━━ TASK INPUT ━━

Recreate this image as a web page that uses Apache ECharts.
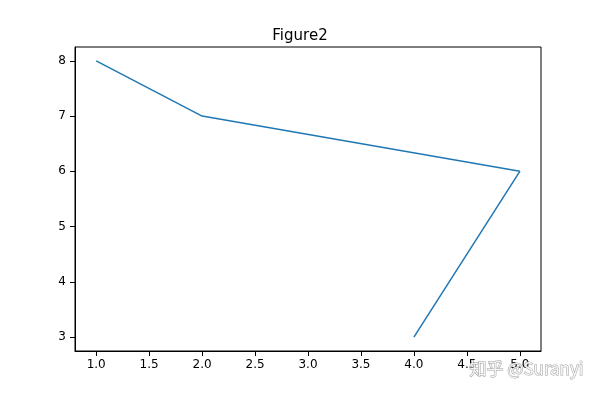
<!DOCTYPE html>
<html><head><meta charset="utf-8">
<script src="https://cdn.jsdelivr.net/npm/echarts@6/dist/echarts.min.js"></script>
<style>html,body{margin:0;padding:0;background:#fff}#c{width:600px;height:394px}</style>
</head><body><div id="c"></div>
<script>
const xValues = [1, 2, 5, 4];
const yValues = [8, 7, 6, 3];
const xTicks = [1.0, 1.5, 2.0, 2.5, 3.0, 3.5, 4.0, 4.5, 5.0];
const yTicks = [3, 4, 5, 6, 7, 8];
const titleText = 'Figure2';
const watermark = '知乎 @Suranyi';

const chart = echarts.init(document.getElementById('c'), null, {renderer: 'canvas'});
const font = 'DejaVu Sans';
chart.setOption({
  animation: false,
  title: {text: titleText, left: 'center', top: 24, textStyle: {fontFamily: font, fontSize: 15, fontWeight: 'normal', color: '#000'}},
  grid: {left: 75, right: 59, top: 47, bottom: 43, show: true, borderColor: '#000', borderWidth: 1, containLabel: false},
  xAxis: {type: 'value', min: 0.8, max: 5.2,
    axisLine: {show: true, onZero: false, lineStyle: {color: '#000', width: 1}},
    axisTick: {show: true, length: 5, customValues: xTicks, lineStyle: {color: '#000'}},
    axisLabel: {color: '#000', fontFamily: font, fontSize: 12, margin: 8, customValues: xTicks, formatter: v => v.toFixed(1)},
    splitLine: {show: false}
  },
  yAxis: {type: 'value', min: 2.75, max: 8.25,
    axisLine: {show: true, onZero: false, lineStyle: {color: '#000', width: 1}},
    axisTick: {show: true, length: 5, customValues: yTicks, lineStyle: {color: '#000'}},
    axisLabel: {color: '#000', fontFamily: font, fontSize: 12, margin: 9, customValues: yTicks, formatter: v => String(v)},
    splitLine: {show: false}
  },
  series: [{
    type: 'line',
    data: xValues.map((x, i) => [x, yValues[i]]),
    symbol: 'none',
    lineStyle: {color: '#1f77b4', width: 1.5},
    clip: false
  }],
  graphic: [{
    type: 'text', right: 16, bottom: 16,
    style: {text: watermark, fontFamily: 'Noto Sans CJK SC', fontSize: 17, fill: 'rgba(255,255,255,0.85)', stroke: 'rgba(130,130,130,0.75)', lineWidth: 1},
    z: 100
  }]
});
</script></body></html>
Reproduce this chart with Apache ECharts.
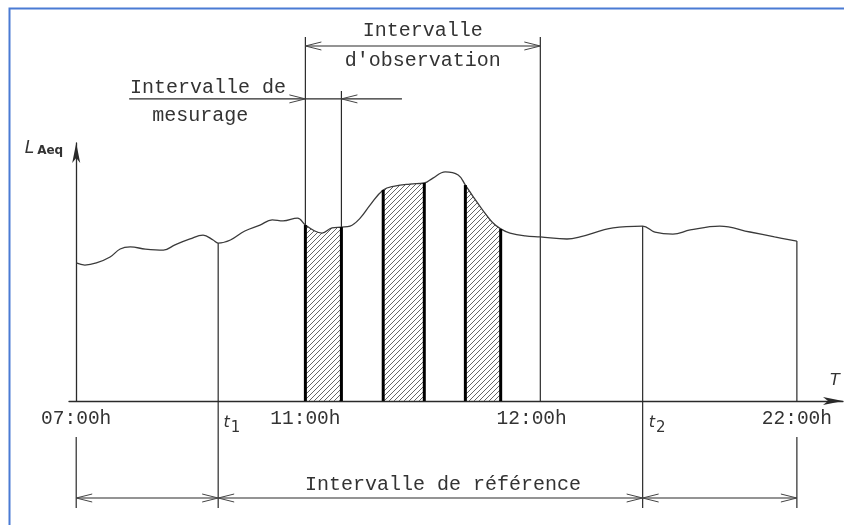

━━━

__EXERCISE BRIEF__
Report how many lines in this data include the string "Apache", and nothing else.

__EXERCISE RESPONSE__
2